> **EXERCISE TASK**
Find every line in the records below that holds the word "matplotlib", and copy each one.

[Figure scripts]
[START]

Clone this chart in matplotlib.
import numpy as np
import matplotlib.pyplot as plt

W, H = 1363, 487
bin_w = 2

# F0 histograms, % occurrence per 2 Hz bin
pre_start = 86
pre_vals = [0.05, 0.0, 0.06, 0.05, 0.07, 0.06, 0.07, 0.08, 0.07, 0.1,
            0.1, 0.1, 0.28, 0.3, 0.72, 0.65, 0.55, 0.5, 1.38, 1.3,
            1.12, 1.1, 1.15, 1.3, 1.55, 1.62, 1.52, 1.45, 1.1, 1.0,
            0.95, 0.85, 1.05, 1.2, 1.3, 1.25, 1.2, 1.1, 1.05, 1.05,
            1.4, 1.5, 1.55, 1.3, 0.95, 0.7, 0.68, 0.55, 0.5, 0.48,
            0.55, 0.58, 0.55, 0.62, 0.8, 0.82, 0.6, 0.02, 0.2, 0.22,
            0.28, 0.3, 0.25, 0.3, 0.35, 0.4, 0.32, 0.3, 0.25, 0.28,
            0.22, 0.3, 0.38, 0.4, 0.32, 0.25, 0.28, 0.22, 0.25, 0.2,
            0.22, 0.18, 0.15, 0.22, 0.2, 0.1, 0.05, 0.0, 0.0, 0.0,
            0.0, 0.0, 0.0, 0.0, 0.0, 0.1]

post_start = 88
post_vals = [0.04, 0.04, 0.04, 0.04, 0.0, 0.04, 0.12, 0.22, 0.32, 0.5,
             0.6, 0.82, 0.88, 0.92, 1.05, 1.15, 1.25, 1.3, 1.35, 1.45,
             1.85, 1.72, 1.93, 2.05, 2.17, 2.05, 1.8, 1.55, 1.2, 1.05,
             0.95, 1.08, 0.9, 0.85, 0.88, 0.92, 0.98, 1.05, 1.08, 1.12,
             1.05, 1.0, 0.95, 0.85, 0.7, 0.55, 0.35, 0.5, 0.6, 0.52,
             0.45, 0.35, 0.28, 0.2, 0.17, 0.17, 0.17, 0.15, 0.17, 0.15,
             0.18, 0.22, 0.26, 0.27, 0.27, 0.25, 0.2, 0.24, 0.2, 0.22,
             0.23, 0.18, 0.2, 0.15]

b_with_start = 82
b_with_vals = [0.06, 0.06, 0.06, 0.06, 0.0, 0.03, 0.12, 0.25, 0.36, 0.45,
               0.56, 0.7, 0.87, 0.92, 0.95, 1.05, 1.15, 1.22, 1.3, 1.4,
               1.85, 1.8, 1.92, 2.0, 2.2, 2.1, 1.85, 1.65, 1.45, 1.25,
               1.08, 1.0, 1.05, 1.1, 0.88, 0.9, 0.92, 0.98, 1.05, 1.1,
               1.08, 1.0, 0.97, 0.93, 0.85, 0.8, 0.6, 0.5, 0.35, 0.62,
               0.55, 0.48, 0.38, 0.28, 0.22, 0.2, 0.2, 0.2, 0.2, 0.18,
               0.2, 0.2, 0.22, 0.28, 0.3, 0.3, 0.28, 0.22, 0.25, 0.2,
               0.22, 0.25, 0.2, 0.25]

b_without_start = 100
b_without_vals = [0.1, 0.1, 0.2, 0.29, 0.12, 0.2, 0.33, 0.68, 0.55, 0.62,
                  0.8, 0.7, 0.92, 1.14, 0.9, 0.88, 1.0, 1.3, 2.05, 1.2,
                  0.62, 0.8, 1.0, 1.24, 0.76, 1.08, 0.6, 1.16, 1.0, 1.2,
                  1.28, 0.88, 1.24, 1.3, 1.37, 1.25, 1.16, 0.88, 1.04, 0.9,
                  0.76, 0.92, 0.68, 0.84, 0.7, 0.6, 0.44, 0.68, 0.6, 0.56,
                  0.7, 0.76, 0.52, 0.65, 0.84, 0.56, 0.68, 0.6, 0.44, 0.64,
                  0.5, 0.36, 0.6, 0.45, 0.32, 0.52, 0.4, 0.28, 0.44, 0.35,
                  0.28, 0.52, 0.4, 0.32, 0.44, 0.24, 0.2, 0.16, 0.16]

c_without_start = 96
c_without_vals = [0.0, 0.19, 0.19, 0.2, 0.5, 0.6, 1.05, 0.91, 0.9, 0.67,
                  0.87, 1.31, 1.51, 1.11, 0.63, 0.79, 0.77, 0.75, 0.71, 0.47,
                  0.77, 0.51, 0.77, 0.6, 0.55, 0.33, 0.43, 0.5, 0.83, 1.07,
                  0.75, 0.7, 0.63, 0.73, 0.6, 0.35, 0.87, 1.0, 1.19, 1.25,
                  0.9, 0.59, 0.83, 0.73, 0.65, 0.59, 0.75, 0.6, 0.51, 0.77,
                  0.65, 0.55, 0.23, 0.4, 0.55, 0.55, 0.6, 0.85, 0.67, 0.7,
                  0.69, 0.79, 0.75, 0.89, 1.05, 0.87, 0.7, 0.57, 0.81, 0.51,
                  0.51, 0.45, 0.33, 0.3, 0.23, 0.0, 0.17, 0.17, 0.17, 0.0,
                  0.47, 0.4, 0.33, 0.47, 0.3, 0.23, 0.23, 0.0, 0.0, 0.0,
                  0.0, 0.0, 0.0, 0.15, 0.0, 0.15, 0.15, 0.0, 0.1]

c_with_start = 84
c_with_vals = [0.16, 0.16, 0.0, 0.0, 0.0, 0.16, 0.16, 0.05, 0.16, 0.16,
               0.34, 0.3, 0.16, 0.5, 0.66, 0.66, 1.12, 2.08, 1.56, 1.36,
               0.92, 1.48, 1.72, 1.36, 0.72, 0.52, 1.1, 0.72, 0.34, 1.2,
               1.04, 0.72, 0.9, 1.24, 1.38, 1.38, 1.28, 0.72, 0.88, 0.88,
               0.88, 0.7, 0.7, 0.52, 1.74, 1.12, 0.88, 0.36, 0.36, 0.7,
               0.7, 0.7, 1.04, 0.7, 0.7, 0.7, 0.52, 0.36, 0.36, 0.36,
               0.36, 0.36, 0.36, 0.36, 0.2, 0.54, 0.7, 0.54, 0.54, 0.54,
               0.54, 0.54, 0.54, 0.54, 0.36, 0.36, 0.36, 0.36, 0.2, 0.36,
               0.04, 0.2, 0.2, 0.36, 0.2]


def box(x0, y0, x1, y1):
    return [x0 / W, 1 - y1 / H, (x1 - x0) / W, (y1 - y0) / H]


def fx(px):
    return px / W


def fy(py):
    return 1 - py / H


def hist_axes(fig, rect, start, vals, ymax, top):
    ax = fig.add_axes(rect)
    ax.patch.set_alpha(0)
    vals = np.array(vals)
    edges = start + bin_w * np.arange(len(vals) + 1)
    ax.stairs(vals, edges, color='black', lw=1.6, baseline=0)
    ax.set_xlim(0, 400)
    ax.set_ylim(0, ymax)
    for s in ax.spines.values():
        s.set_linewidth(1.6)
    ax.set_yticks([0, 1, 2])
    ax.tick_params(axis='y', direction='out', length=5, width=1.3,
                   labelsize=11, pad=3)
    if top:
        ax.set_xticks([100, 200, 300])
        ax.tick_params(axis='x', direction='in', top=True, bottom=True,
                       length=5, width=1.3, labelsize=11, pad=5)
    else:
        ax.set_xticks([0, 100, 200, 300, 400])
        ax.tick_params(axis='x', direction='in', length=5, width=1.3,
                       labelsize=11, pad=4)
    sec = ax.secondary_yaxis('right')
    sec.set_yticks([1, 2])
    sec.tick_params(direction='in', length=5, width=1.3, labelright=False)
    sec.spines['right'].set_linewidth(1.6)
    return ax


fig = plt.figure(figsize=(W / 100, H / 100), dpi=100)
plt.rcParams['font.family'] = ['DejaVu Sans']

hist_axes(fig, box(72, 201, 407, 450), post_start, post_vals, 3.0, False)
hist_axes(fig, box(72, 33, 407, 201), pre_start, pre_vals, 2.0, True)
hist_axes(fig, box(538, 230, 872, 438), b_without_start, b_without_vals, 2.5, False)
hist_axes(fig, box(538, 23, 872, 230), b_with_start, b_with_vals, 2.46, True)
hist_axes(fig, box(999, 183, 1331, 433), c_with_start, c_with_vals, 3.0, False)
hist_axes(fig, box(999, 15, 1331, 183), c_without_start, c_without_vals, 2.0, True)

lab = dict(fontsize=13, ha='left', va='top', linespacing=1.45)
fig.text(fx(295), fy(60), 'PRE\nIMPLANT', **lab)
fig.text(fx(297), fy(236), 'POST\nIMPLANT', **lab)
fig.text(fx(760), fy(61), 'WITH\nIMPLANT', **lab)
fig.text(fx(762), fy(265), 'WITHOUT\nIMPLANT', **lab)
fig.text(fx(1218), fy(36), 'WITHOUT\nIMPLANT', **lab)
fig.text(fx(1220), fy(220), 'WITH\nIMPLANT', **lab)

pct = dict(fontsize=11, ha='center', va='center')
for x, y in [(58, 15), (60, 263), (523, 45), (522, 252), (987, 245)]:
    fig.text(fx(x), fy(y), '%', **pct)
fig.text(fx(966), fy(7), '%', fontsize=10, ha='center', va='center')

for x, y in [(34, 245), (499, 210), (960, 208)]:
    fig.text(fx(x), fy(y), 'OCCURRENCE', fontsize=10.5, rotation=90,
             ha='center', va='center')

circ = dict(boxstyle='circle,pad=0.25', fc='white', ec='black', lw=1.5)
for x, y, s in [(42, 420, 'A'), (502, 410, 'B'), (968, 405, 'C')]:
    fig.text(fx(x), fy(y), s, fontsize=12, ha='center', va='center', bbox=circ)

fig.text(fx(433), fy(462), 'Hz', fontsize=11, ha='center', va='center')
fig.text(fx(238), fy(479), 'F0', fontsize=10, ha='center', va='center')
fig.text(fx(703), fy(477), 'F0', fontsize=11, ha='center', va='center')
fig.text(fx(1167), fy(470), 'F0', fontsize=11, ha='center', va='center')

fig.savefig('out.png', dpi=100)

[END]
[START]

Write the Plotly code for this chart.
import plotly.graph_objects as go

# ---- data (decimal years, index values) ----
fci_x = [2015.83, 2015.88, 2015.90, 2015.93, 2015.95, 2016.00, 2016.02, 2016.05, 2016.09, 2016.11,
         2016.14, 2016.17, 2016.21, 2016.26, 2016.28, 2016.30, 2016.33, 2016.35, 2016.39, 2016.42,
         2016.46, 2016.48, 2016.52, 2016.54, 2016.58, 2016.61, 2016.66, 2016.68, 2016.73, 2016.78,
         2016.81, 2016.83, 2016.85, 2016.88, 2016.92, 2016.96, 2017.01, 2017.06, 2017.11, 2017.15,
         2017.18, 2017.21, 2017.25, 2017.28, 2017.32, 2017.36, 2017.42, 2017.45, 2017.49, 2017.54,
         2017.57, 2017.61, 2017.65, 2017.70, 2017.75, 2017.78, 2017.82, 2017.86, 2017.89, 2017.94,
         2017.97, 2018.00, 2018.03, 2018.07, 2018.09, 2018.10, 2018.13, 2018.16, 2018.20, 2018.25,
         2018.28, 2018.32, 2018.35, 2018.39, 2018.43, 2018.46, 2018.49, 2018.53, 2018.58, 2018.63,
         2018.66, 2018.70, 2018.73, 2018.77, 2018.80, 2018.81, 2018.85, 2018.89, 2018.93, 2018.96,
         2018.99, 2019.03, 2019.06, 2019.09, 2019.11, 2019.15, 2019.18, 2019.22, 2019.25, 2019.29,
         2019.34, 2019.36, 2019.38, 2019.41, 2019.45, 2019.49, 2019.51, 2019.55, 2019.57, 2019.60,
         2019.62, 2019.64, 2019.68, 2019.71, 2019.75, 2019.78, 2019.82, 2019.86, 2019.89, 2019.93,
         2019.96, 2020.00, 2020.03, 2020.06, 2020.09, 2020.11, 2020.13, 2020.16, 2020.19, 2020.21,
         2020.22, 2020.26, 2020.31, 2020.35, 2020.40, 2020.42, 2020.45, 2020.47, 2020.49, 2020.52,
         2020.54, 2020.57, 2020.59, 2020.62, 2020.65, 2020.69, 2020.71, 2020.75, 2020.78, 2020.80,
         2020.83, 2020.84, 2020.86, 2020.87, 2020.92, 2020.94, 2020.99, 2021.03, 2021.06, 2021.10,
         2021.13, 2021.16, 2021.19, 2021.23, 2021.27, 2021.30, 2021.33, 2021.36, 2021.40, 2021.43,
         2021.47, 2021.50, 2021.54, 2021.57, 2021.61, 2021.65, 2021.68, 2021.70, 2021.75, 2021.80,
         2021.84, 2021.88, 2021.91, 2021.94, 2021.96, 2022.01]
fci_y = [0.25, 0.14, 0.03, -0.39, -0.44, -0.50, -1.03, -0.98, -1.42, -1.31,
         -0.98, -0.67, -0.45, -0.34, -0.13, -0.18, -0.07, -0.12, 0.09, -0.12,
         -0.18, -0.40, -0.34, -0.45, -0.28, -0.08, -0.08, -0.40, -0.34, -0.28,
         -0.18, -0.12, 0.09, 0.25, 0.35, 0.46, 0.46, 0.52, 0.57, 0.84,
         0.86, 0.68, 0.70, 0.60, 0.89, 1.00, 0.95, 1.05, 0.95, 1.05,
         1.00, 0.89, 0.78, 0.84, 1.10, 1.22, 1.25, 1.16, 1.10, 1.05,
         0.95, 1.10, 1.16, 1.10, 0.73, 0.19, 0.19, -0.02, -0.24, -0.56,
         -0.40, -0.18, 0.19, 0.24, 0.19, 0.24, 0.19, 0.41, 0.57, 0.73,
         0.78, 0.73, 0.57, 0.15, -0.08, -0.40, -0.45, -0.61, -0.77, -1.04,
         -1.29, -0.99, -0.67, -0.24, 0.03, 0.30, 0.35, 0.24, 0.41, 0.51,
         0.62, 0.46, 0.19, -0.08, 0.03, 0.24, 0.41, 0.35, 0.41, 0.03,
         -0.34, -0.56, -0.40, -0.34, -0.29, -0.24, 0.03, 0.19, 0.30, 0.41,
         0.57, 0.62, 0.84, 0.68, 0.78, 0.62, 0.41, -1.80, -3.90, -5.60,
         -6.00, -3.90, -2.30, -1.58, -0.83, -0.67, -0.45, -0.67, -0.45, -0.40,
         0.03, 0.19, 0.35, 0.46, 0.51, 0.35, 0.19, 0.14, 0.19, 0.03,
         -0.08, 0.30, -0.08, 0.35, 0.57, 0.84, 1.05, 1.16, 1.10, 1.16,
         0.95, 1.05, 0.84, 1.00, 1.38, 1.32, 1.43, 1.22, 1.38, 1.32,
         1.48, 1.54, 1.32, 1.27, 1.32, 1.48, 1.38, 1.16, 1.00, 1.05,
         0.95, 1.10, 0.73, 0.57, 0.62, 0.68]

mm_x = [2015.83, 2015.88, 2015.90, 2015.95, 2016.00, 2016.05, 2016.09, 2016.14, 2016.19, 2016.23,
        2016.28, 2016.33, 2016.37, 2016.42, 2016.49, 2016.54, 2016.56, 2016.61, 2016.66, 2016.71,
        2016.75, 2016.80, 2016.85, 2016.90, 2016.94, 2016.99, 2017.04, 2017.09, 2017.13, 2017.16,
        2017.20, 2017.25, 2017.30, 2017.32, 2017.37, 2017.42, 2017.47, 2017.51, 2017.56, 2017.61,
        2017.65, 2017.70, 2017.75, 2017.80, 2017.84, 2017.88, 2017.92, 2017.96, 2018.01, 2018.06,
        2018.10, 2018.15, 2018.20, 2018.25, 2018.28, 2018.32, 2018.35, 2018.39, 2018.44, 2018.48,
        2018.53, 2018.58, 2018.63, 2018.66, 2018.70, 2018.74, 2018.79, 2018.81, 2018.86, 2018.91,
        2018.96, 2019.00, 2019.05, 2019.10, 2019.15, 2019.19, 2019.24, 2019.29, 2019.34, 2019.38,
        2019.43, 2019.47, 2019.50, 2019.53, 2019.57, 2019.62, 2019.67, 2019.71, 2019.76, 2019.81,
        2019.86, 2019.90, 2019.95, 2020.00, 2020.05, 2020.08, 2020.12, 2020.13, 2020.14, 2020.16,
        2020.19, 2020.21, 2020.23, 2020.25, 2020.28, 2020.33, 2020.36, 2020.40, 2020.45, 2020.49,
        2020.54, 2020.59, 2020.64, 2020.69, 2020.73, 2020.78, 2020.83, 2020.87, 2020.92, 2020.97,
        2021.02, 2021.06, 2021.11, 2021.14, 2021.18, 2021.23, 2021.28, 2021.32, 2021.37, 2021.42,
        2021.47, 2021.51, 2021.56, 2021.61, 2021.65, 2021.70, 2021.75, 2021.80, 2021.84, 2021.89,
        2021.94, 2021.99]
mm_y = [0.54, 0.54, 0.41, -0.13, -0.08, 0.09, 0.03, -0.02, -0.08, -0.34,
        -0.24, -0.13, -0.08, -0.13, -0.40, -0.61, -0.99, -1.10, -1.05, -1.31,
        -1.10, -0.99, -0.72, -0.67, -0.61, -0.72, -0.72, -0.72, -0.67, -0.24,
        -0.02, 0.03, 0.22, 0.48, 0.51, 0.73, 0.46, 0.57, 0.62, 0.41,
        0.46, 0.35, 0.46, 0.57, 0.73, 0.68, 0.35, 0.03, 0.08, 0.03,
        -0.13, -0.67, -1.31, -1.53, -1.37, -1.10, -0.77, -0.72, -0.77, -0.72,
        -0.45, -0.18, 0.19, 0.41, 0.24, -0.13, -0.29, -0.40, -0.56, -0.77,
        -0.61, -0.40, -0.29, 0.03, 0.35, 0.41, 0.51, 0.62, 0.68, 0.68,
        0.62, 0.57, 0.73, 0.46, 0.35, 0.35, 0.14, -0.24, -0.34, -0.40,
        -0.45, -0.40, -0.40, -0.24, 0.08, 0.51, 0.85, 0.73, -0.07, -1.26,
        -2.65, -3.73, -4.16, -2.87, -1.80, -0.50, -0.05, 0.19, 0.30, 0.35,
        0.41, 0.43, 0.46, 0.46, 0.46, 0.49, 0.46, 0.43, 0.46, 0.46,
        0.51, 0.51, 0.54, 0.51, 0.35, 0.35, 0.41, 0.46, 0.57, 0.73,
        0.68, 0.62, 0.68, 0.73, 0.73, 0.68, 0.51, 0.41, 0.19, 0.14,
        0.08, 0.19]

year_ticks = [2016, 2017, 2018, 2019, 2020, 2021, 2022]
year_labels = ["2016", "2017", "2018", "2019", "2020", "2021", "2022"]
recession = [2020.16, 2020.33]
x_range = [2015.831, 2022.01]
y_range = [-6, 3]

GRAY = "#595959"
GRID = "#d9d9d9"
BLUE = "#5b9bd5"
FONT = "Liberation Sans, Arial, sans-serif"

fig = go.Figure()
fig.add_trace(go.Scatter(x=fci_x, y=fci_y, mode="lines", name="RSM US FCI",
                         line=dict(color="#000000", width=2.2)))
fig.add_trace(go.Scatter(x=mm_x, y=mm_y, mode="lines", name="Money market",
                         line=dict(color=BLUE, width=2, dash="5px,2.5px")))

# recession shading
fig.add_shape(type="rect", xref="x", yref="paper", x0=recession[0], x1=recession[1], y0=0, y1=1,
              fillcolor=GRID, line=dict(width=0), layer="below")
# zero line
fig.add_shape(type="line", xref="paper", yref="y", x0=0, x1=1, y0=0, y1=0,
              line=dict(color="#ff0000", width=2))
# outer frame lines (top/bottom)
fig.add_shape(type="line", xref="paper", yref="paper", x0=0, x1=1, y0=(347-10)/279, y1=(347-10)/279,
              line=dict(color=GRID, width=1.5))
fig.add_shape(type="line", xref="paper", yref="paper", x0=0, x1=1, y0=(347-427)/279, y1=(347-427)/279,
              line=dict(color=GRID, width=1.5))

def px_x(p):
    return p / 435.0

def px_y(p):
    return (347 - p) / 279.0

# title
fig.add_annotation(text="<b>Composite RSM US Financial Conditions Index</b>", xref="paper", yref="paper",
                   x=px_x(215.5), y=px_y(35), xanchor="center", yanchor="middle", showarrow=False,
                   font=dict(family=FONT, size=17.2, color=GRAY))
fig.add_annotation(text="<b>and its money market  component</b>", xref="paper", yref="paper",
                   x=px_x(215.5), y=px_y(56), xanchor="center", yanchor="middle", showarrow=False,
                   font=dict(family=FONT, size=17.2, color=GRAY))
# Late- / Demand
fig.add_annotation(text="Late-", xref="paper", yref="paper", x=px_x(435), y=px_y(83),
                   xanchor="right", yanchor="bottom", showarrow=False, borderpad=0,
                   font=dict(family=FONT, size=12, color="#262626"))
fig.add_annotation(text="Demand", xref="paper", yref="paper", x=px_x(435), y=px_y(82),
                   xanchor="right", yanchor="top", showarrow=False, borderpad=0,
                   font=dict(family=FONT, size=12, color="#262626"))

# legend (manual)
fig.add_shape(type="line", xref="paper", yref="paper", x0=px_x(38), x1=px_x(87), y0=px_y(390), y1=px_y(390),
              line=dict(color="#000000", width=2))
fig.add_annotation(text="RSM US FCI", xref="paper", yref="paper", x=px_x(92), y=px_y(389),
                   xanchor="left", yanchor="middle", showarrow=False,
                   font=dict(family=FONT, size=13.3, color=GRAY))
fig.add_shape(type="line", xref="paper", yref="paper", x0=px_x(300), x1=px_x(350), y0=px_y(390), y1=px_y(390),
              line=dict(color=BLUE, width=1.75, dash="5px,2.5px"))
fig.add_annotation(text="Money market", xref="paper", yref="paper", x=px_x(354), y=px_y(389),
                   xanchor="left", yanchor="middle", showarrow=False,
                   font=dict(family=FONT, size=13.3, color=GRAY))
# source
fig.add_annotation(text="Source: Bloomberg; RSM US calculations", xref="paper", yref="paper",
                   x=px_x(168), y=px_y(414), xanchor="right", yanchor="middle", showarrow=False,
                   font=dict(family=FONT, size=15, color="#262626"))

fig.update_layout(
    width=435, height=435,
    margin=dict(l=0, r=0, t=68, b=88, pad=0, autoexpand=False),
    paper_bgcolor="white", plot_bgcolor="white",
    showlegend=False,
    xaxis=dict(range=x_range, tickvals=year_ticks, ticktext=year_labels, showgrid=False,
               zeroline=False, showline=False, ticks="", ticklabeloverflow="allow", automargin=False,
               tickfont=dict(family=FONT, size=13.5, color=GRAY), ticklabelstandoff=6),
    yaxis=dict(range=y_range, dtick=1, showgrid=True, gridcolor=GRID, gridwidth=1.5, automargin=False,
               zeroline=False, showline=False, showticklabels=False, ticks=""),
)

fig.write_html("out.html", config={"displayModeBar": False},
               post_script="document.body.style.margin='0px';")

[END]

> **WRITTEN REPLY**
Clone this chart in matplotlib.
import matplotlib.pyplot as plt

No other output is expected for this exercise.